9th Level Games, $5.95
Fantasy, 2000
The Warlock of the Extremely High Tower of Painful, Mystical Death! by Demian Katz… hey, that name sounds familiar. Could it be… oh, right, it’s that fellow that runs Demian’s Gamebook Web Page! You have to respect not only the OG but the OG of the online gamebook fandom scene, and what do you know, he has written a gamebook.
This one is based off the Kobolds Ate My Baby! system, and it even references this and that in the core rulebook. About that… yeah, you don’t have a copy of that. No matter, as a gamebook player, you have the Laugh at Reality ability—rules don’t apply to you because you can… well, cheat. Sure, this means playing this campaign may not be as fun as it might have been had you have a copy of the core rulebook, but what to do, you just make do.

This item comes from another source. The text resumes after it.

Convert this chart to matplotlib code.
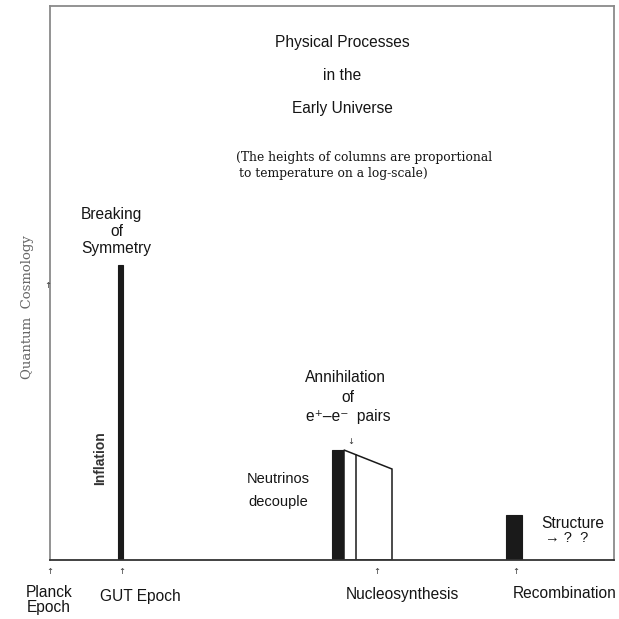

Eagerly you hurry down the path until you come upon a clearing in which you see an unattended baby lying atop a tree stump. You can’t help yourself; you run right towards it. Just as you’re about to pick it up, though, its mouth opens wider and wider and a tentacle shoots out and wraps itself around your waist. You are facing a fiendish Mock Baby, and you must fight for your life!
Yes, this is that kind of campaign. You are a kobold, and as such, you and your people prize babies as the ultimate delicacy. When this campaign opens, you have found the tastiest-looking baby ever. Alas, before you can bring it back to the cooking pot of your tribe and earn the favor of King Torg, the evil archmage Tabriz appears and makes you give him your dinner. How rude. Now, you have to find your way through the Forest of Dangerously Pointy Things That Go Straight for the Eyes, to the tower referred to in the title and get dinner back.
If you are old enough to have had and carried a few babies, and most embarrassingly feel a twinge of fondness for those pink things, this campaign may make a part of you feel like the lowest of the low, especially when you complete it successfully. Still, you remember that this is not real life, and besides, it’s aimed at kids that will just love this kind of comedy.
However, the campaign itself isn’t as over the top or rude as the premise would imply, and that’s kind of disappointing. Still, perhaps Mr Katz doesn’t want to scar the most sensitive kids that just happen to pick this thing up by chance.
This is still an amusing campaign, though. Sure, you’ll be wandering around, making blind choices for the most part, but that’s okay, because even the death scenes are fun. Whether you’re flattened by magic cows or being burned into crisp by a Hellchicken, surely while great Kurtulmark may not approve, Garl Glittergold may be tickled pink by your misadventures.
While a short campaign, it can be a nice diversion on lazy days. Think of it as a Grailquest campaign that is actually, relatively fair with a touch of Fighting Fantasy.
Shame about not having the core rulebook, though. Who knows how much more fun this one might have been if you have it!